As it stands I’m sure they make an absolute boatload from mobile gaming.
 
"Game developers have never seen 96 gigabytes of graphics memory available to them now, on the M2 Max," said Miller. I think they're trying to get their heads around it, because the possibilities are unusual."
Meanwhile they are shipping macs with 8GB of unified memory... That 96GB is completely useless for game developers unless the majority of people have it. If they want to think that way about it they need to stop being so stingy with RAM upgrade pricing, and dump 8GB as an option all together (which should have been done with the M1 lineup anyhow). Nothing should ship with less than 16GB RAM now, especially since it's unified memory that is used for both Graphics and processor.
 
"We don't leave things on the table," says Millet. "We don't take a 20% bump and figure out how to spread it over three years." ... this is a lie. They literally do attempt to smooth out upcoming features and improvements so that each year the perceived improvements is about the same from the prior year. If they didn't, we'd be under the impression that Apple had lost its ability to innovate after 3 years of lackluster improvements after one big-bang year. Not doing so is poor marketing (not unlike Apple of the mid-90s ... or AMD for all of this century).
 
Macs will never be great gaming platforms unless they fix the pricing. For half the price you can always get Windows machines with much better graphics.
The biggest issue for me is that you cannot upgrade the GPU on Macs since it's all integrated into Apple's chip.

With Windows PCs, you can upgrade the GPU whenever you feel like it (what I used to do was buy 1 year old higher end parts off friends who are upgrading to something newer at a nice discount). With a Mac, you'd need to buy a completely new machine.
 
Macs will never be great gaming platforms unless they fix the pricing. For half the price you can always get Windows machines with much better graphics.

(Yes, 96GB of VRAM sounds attractive, but the truth is most people will get the 8/16GB configuration and there will be so few people gaming with 96GB VRAM that game developers will probably ignore them.)
🙄 Yeah yeah pricing blabla same ol thing that you just can't wait to parrot out again like pavlov's dog at the ring of a bell. There are users of highly specced macs who want to game on the same machine without having to buy another giganto tower. There are people with lower end machines who'd seriously consider paying to upgrade because it's cheaper than buying another computer almost solely for gaming. Portability is aweome on these devices. The GPU is pretty damn powerful at this point if only people would write games on it. There windows users who'd switch to a mac if gaming is great there, despite the higher cost of entry. There's money to be made for sure, just gotta fix the chicken/egg thing. Users/devs first. Seems like their user base is growing (albeit slowly) if you look at number of computes shipped.
 
Ever since Apple released M1, Intel and AMD have released two annual updates of their chips with significant performance and efficiency advancements every time, while Apple has only released one update, with very very limited technology advancement, purely piling up more cores on bigger chips. How dare he say those words under this circumstances?
 
Setting aside the cynicism people on this forum (or really anyone who's spent any significant amount of time trying to game on the Mac) have toward Apple and gaming, I do think this article touches on the very real possibility that this time really is different.

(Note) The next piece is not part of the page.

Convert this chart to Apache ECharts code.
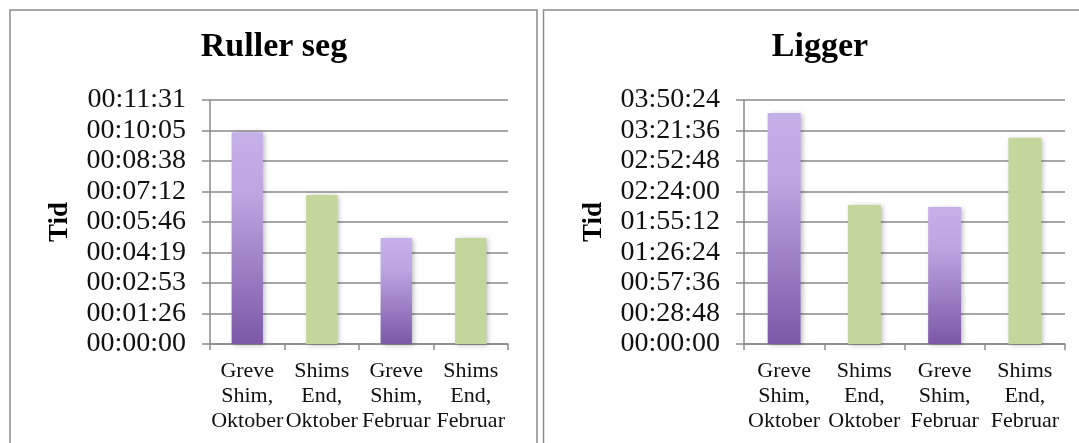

For the first time ever Apple's entire lineup is capable of AAA gaming. This isn't just about ultra expensive BTO configurations of the Mac Pro/Mac Studio, iMac, or MBP. Even the baseline Mac Mini and MBA are powerful enough to offer a reasonably good gaming experience.

Does this mean that Macs are suddenly a better value than a gaming PC you can build yourself? Of course not. But I think a lot of people are forgetting it's not about value, it's about install base. The issue wasn't that there weren't enough Macs out there, that no one with a Mac was interested in gaming, or that not enough people bought Macs exclusively for gaming. Even Apple not giving the APIs enough attention and ignoring game developers wasn't the real issue. The real problem was there just weren't enough Macs capable of delivering a good gaming experience because they either shipped with Intel Integrated Graphics or extremely weak dGPUs.

Now that all Macs ship with extremely fast CPUs and reasonably capable GPUs, if (IF) Apple puts in the work (and there's a lot that needs to be put in) the install base of AAA capable hardware is large enough that we could actually start to see developers and eventually gamers, begin to take the Mac seriously as a platform.

Again, not saying it's going to happen but I think it's silly to just dismiss the best chance we've had at gaming on the Mac actually becoming a thing since... Ever.